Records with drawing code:
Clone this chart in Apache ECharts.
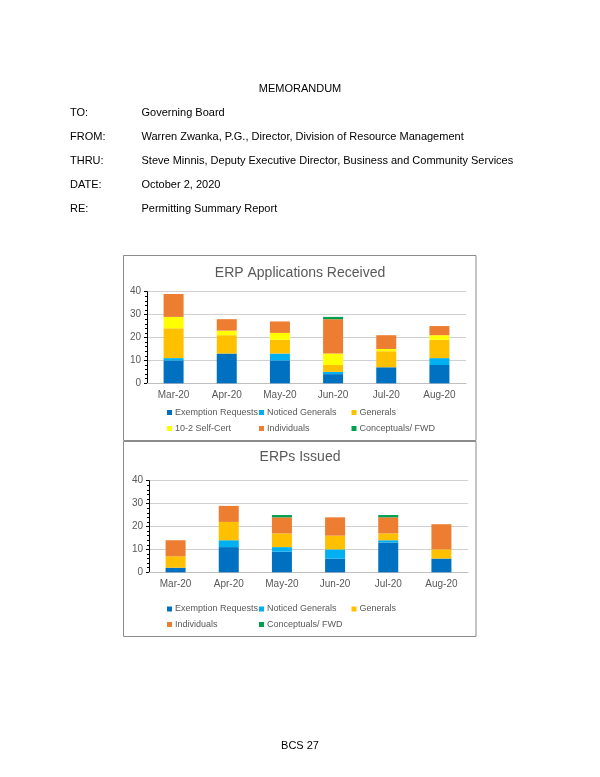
<!DOCTYPE html>
<html><head><meta charset="utf-8">
<script src="https://cdn.jsdelivr.net/npm/echarts@6/dist/echarts.min.js"></script>
<style>html,body{margin:0;padding:0;background:#fff}#c{width:600px;height:777px}</style>
</head><body><div id="c"></div>
<script>
const months = ['Mar-20','Apr-20','May-20','Jun-20','Jul-20','Aug-20'];
const yTicks = [0,10,20,30,40];
// ERP Applications Received
const recvExemption = [10,13,10,4,7,8];
const recvNoticed   = [1,0,3,1,0,3];
const recvGenerals  = [13,8,6,3,7,8];
const recvSelfCert  = [5,2,3,5,1,2];
const recvIndiv     = [10,5,5,15,6,4];
const recvConcept   = [0,0,0,1,0,0];
// ERPs Issued
const issExemption = [2,11,9,6,13,6];
const issNoticed   = [0,3,2,4,1,0];
const issGenerals  = [5,8,6,6,3,4];
const issIndiv     = [7,7,7,8,7,11];
const issConcept   = [0,0,1,0,1,0];

const names = {ex:'Exemption Requests', no:'Noticed Generals', ge:'Generals', sc:'10-2 Self-Cert', ind:'Individuals', co:'Conceptuals/ FWD'};
const colors = {ex:'#0070C0', no:'#00B0F0', ge:'#FFC000', sc:'#FFFF00', ind:'#ED7D31', co:'#00A050'};
const FONT = '"Liberation Sans", Arial, sans-serif';
const gray = '#595959';

const chart = echarts.init(document.getElementById('c'), null, {renderer:'canvas'});

function mkX(gi){
  return {type:'category', gridIndex:gi, data:months,
    axisLine:{lineStyle:{color:'#bfbfbf'}}, axisTick:{show:false},
    axisLabel:{color:gray, fontSize:10, fontFamily:FONT, margin:7}};
}
function mkY(gi){
  return {type:'value', gridIndex:gi, min:yTicks[0], max:yTicks[yTicks.length-1], interval:10,
    axisLine:{show:true, lineStyle:{color:'#000', width:1}},
    axisTick:{show:true, length:3, lineStyle:{color:'#000'}},
    minorTick:{show:true, splitNumber:5, length:2, lineStyle:{color:'#000'}},
    splitLine:{lineStyle:{color:'#d0d0d0'}},
    axisLabel:{color:gray, fontSize:10, fontFamily:FONT, margin:6}};
}
function mkS(key, data, gi){
  return {name:names[key], type:'bar', stack:'s'+gi, xAxisIndex:gi, yAxisIndex:gi,
    data:data, barWidth:20, itemStyle:{color:colors[key]}, emphasis:{disabled:true}};
}
function mkL(key, left, top){
  return {data:[names[key]], left:left, top:top, padding:0, itemWidth:5, itemHeight:5, icon:'rect',
    selectedMode:false, textStyle:{color:gray, fontSize:9, fontFamily:FONT, padding:[0,0,0,-2]}};
}
function memoText(x, y, t, align){
  return {type:'text', x:x, y:y, style:{text:t, fill:'#000', font:'11px '+FONT, textAlign:align||'left', textVerticalAlign:'middle'}};
}

const memo = [
  ['TO:','Governing Board',112.5],
  ['FROM:','Warren Zwanka, P.G., Director, Division of Resource Management',136.7],
  ['THRU:','Steve Minnis, Deputy Executive Director, Business and Community Services',161],
  ['DATE:','October 2, 2020',185],
  ['RE:','Permitting Summary Report',209.3]
];
const graphics = [
  {type:'rect', shape:{x:123.5, y:255.5, width:352.5, height:185}, style:{fill:'none', stroke:'#8c8c8c', lineWidth:1}, z:-1},
  {type:'rect', shape:{x:123.5, y:441.5, width:352.5, height:195}, style:{fill:'none', stroke:'#8c8c8c', lineWidth:1}, z:-1},
  memoText(300, 89, 'MEMORANDUM', 'center'),
  memoText(300, 746, 'BCS 27', 'center')
];
memo.forEach(m => { graphics.push(memoText(70, m[2], m[0])); graphics.push(memoText(141.5, m[2], m[1])); });

chart.setOption({
  animation:false,
  title:[
    {text:'ERP Applications Received', left:'center', top:266, padding:0, textStyle:{color:gray, fontSize:14, fontWeight:'normal', fontFamily:FONT}},
    {text:'ERPs Issued', left:'center', top:450.5, padding:0, textStyle:{color:gray, fontSize:14, fontWeight:'normal', fontFamily:FONT}}
  ],
  grid:[
    {left:147, right:134, top:291.7, bottom:777-383.3},
    {left:149, right:132, top:480.7, bottom:777-572.3}
  ],
  xAxis:[mkX(0), mkX(1)],
  yAxis:[mkY(0), mkY(1)],
  legend:[
    mkL('ex',167,408), mkL('no',259,408), mkL('ge',351.5,408),
    mkL('sc',167,424), mkL('ind',259,424), mkL('co',351.5,424),
    mkL('ex',167,604.5), mkL('no',259,604.5), mkL('ge',351.5,604.5),
    mkL('ind',167,620), mkL('co',259,620)
  ],
  series:[
    mkS('ex',recvExemption,0), mkS('no',recvNoticed,0), mkS('ge',recvGenerals,0),
    mkS('sc',recvSelfCert,0), mkS('ind',recvIndiv,0), mkS('co',recvConcept,0),
    mkS('ex',issExemption,1), mkS('no',issNoticed,1), mkS('ge',issGenerals,1),
    mkS('ind',issIndiv,1), mkS('co',issConcept,1)
  ],
  graphic:graphics
});
</script></body></html>
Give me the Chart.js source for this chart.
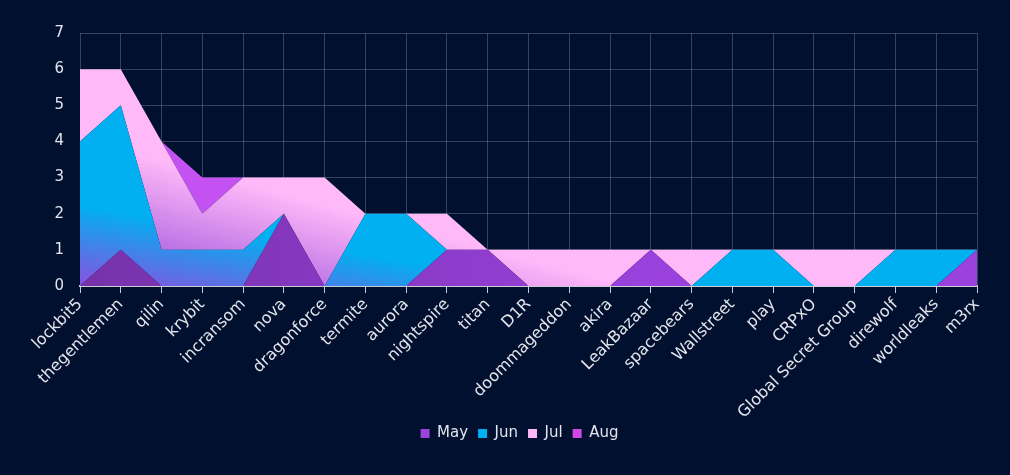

=== What you are asked to do ===
Can you retype every record above exactly, leaving out the pictures?

=== Correct output ===
Clone this chart in Apache ECharts.
<!DOCTYPE html>
<html><head><meta charset="utf-8">
<script src="https://cdn.jsdelivr.net/npm/echarts@6/dist/echarts.min.js"></script>
<style>html,body{margin:0;padding:0;background:#fff}#c{width:600px;height:777px}</style>
</head><body><div id="c"></div>
<script>
const months = ['Mar-20','Apr-20','May-20','Jun-20','Jul-20','Aug-20'];
const yTicks = [0,10,20,30,40];
// ERP Applications Received
const recvExemption = [10,13,10,4,7,8];
const recvNoticed   = [1,0,3,1,0,3];
const recvGenerals  = [13,8,6,3,7,8];
const recvSelfCert  = [5,2,3,5,1,2];
const recvIndiv     = [10,5,5,15,6,4];
const recvConcept   = [0,0,0,1,0,0];
// ERPs Issued
const issExemption = [2,11,9,6,13,6];
const issNoticed   = [0,3,2,4,1,0];
const issGenerals  = [5,8,6,6,3,4];
const issIndiv     = [7,7,7,8,7,11];
const issConcept   = [0,0,1,0,1,0];

const names = {ex:'Exemption Requests', no:'Noticed Generals', ge:'Generals', sc:'10-2 Self-Cert', ind:'Individuals', co:'Conceptuals/ FWD'};
const colors = {ex:'#0070C0', no:'#00B0F0', ge:'#FFC000', sc:'#FFFF00', ind:'#ED7D31', co:'#00A050'};
const FONT = '"Liberation Sans", Arial, sans-serif';
const gray = '#595959';

const chart = echarts.init(document.getElementById('c'), null, {renderer:'canvas'});

function mkX(gi){
  return {type:'category', gridIndex:gi, data:months,
    axisLine:{lineStyle:{color:'#bfbfbf'}}, axisTick:{show:false},
    axisLabel:{color:gray, fontSize:10, fontFamily:FONT, margin:7}};
}
function mkY(gi){
  return {type:'value', gridIndex:gi, min:yTicks[0], max:yTicks[yTicks.length-1], interval:10,
    axisLine:{show:true, lineStyle:{color:'#000', width:1}},
    axisTick:{show:true, length:3, lineStyle:{color:'#000'}},
    minorTick:{show:true, splitNumber:5, length:2, lineStyle:{color:'#000'}},
    splitLine:{lineStyle:{color:'#d0d0d0'}},
    axisLabel:{color:gray, fontSize:10, fontFamily:FONT, margin:6}};
}
function mkS(key, data, gi){
  return {name:names[key], type:'bar', stack:'s'+gi, xAxisIndex:gi, yAxisIndex:gi,
    data:data, barWidth:20, itemStyle:{color:colors[key]}, emphasis:{disabled:true}};
}
function mkL(key, left, top){
  return {data:[names[key]], left:left, top:top, padding:0, itemWidth:5, itemHeight:5, icon:'rect',
    selectedMode:false, textStyle:{color:gray, fontSize:9, fontFamily:FONT, padding:[0,0,0,-2]}};
}
function memoText(x, y, t, align){
  return {type:'text', x:x, y:y, style:{text:t, fill:'#000', font:'11px '+FONT, textAlign:align||'left', textVerticalAlign:'middle'}};
}

const memo = [
  ['TO:','Governing Board',112.5],
  ['FROM:','Warren Zwanka, P.G., Director, Division of Resource Management',136.7],
  ['THRU:','Steve Minnis, Deputy Executive Director, Business and Community Services',161],
  ['DATE:','October 2, 2020',185],
  ['RE:','Permitting Summary Report',209.3]
];
const graphics = [
  {type:'rect', shape:{x:123.5, y:255.5, width:352.5, height:185}, style:{fill:'none', stroke:'#8c8c8c', lineWidth:1}, z:-1},
  {type:'rect', shape:{x:123.5, y:441.5, width:352.5, height:195}, style:{fill:'none', stroke:'#8c8c8c', lineWidth:1}, z:-1},
  memoText(300, 89, 'MEMORANDUM', 'center'),
  memoText(300, 746, 'BCS 27', 'center')
];
memo.forEach(m => { graphics.push(memoText(70, m[2], m[0])); graphics.push(memoText(141.5, m[2], m[1])); });

chart.setOption({
  animation:false,
  title:[
    {text:'ERP Applications Received', left:'center', top:266, padding:0, textStyle:{color:gray, fontSize:14, fontWeight:'normal', fontFamily:FONT}},
    {text:'ERPs Issued', left:'center', top:450.5, padding:0, textStyle:{color:gray, fontSize:14, fontWeight:'normal', fontFamily:FONT}}
  ],
  grid:[
    {left:147, right:134, top:291.7, bottom:777-383.3},
    {left:149, right:132, top:480.7, bottom:777-572.3}
  ],
  xAxis:[mkX(0), mkX(1)],
  yAxis:[mkY(0), mkY(1)],
  legend:[
    mkL('ex',167,408), mkL('no',259,408), mkL('ge',351.5,408),
    mkL('sc',167,424), mkL('ind',259,424), mkL('co',351.5,424),
    mkL('ex',167,604.5), mkL('no',259,604.5), mkL('ge',351.5,604.5),
    mkL('ind',167,620), mkL('co',259,620)
  ],
  series:[
    mkS('ex',recvExemption,0), mkS('no',recvNoticed,0), mkS('ge',recvGenerals,0),
    mkS('sc',recvSelfCert,0), mkS('ind',recvIndiv,0), mkS('co',recvConcept,0),
    mkS('ex',issExemption,1), mkS('no',issNoticed,1), mkS('ge',issGenerals,1),
    mkS('ind',issIndiv,1), mkS('co',issConcept,1)
  ],
  graphic:graphics
});
</script></body></html>
Give me the Chart.js source for this chart.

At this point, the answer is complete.